Source data →
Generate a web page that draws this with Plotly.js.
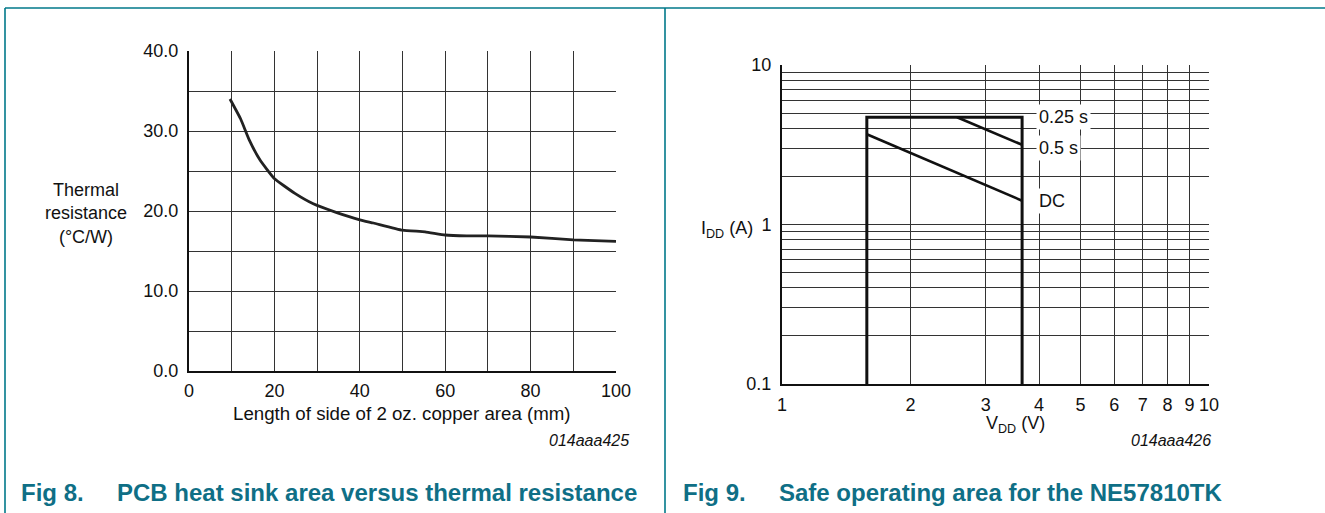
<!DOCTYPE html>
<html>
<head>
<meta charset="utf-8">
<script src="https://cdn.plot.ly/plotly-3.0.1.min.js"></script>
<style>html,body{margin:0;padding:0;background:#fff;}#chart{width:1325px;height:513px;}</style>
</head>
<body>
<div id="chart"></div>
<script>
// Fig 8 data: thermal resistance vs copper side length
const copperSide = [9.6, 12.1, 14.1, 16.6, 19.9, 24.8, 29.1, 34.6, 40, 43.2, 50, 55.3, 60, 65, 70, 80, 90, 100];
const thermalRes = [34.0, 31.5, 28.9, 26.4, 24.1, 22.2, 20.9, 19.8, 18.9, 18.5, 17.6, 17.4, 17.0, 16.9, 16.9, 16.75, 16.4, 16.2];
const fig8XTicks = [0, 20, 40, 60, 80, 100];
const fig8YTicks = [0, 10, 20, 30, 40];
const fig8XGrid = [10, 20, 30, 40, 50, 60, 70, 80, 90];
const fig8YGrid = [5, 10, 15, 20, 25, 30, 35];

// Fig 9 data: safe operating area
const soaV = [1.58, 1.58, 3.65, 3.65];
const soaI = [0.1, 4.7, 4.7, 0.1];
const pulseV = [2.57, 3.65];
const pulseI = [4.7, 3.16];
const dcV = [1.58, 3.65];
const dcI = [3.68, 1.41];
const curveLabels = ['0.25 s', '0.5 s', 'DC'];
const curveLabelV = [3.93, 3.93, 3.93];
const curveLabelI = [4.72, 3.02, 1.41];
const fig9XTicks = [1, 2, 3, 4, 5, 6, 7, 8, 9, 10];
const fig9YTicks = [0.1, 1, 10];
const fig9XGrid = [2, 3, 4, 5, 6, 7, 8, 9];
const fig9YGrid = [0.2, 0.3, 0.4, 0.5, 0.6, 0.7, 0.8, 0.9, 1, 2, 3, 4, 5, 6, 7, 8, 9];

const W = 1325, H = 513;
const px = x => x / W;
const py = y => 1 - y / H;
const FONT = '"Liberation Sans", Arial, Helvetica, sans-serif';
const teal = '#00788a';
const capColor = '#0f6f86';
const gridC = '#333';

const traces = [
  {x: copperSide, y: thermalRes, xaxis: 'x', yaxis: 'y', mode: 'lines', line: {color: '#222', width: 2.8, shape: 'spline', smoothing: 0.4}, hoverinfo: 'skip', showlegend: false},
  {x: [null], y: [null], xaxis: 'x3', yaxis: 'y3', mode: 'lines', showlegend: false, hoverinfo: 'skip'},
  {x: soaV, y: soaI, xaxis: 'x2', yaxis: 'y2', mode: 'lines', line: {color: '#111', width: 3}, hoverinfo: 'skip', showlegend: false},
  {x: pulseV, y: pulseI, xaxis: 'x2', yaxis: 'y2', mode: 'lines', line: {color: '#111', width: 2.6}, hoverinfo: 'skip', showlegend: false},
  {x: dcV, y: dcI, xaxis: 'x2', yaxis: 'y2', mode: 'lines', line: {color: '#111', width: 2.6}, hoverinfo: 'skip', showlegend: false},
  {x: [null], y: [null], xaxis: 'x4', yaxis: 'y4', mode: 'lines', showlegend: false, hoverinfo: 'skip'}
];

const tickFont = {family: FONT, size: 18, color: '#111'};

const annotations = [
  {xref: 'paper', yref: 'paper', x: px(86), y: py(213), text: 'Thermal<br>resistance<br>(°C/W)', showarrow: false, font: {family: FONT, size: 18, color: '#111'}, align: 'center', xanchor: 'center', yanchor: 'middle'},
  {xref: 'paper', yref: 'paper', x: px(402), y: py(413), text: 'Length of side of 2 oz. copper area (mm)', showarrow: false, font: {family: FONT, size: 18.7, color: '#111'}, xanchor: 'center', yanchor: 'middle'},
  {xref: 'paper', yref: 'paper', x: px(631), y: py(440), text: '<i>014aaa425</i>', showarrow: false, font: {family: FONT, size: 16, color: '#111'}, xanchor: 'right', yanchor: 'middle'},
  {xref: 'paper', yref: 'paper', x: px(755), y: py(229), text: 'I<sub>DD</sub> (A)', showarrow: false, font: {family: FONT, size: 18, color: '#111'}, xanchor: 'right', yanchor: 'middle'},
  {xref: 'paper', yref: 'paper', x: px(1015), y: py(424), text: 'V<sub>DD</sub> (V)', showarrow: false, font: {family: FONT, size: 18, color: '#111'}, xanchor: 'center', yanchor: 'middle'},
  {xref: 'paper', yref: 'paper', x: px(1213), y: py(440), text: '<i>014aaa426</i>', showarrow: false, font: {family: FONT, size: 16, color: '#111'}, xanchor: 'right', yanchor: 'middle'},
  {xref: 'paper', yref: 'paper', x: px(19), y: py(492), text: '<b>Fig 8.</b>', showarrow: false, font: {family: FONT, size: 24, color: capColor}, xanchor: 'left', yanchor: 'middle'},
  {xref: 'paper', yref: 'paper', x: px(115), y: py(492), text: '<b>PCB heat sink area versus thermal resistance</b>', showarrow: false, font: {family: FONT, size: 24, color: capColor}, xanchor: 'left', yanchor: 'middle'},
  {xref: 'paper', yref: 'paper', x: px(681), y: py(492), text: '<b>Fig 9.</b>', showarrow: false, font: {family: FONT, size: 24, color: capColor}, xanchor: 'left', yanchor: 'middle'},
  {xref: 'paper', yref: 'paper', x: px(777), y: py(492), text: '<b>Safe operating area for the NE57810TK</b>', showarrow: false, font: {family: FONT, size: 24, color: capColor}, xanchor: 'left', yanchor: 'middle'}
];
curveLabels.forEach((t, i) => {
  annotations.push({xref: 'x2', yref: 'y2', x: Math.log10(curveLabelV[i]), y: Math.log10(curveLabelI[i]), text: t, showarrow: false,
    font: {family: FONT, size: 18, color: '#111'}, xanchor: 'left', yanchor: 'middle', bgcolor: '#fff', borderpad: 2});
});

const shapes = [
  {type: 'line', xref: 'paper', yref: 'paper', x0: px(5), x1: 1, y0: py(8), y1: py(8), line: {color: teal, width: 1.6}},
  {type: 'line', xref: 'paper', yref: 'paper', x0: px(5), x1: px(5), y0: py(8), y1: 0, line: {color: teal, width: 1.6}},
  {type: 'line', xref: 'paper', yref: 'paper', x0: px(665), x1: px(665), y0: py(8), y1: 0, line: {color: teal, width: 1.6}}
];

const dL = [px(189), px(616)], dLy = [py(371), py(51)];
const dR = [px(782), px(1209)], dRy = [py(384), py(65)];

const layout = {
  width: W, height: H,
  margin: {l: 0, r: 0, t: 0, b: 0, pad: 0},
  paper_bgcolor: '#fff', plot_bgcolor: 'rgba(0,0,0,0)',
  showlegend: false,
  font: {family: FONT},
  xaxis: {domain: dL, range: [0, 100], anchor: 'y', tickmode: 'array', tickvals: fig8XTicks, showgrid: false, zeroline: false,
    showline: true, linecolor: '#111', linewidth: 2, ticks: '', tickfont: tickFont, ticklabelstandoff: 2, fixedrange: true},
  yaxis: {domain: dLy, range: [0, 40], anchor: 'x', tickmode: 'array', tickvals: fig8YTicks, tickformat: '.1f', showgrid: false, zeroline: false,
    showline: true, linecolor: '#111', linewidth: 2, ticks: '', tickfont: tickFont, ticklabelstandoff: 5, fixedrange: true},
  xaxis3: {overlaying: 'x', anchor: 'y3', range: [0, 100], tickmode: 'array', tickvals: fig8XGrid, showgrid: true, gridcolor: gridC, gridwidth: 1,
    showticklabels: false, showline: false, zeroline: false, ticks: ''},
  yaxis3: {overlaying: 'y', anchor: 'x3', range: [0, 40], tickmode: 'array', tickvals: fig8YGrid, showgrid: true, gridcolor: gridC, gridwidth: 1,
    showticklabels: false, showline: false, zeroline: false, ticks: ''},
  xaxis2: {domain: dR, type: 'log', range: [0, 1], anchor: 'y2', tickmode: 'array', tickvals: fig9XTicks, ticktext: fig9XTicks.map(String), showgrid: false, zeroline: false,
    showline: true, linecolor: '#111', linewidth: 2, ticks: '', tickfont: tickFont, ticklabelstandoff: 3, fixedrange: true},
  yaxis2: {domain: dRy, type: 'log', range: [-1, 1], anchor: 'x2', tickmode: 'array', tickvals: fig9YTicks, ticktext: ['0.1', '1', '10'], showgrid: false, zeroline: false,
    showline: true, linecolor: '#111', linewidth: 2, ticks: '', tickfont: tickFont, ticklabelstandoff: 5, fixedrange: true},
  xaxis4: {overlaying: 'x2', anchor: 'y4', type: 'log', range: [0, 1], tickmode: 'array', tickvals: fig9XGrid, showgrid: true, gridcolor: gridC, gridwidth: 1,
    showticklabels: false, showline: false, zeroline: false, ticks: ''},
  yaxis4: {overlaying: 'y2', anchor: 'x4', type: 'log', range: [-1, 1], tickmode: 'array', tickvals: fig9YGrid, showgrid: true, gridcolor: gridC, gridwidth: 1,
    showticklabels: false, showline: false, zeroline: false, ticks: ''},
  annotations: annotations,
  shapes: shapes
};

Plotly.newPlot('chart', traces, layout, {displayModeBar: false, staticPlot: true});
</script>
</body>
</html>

Exercise requirements → From the top of the listing above, repeat each line exactly until you reach the line containing "const gridC = '#333';", and repeat that one too. Leave the pictures out.

Result below →
Generate a web page that draws this with Plotly.js.
<!DOCTYPE html>
<html>
<head>
<meta charset="utf-8">
<script src="https://cdn.plot.ly/plotly-3.0.1.min.js"></script>
<style>html,body{margin:0;padding:0;background:#fff;}#chart{width:1325px;height:513px;}</style>
</head>
<body>
<div id="chart"></div>
<script>
// Fig 8 data: thermal resistance vs copper side length
const copperSide = [9.6, 12.1, 14.1, 16.6, 19.9, 24.8, 29.1, 34.6, 40, 43.2, 50, 55.3, 60, 65, 70, 80, 90, 100];
const thermalRes = [34.0, 31.5, 28.9, 26.4, 24.1, 22.2, 20.9, 19.8, 18.9, 18.5, 17.6, 17.4, 17.0, 16.9, 16.9, 16.75, 16.4, 16.2];
const fig8XTicks = [0, 20, 40, 60, 80, 100];
const fig8YTicks = [0, 10, 20, 30, 40];
const fig8XGrid = [10, 20, 30, 40, 50, 60, 70, 80, 90];
const fig8YGrid = [5, 10, 15, 20, 25, 30, 35];

// Fig 9 data: safe operating area
const soaV = [1.58, 1.58, 3.65, 3.65];
const soaI = [0.1, 4.7, 4.7, 0.1];
const pulseV = [2.57, 3.65];
const pulseI = [4.7, 3.16];
const dcV = [1.58, 3.65];
const dcI = [3.68, 1.41];
const curveLabels = ['0.25 s', '0.5 s', 'DC'];
const curveLabelV = [3.93, 3.93, 3.93];
const curveLabelI = [4.72, 3.02, 1.41];
const fig9XTicks = [1, 2, 3, 4, 5, 6, 7, 8, 9, 10];
const fig9YTicks = [0.1, 1, 10];
const fig9XGrid = [2, 3, 4, 5, 6, 7, 8, 9];
const fig9YGrid = [0.2, 0.3, 0.4, 0.5, 0.6, 0.7, 0.8, 0.9, 1, 2, 3, 4, 5, 6, 7, 8, 9];

const W = 1325, H = 513;
const px = x => x / W;
const py = y => 1 - y / H;
const FONT = '"Liberation Sans", Arial, Helvetica, sans-serif';
const teal = '#00788a';
const capColor = '#0f6f86';
const gridC = '#333';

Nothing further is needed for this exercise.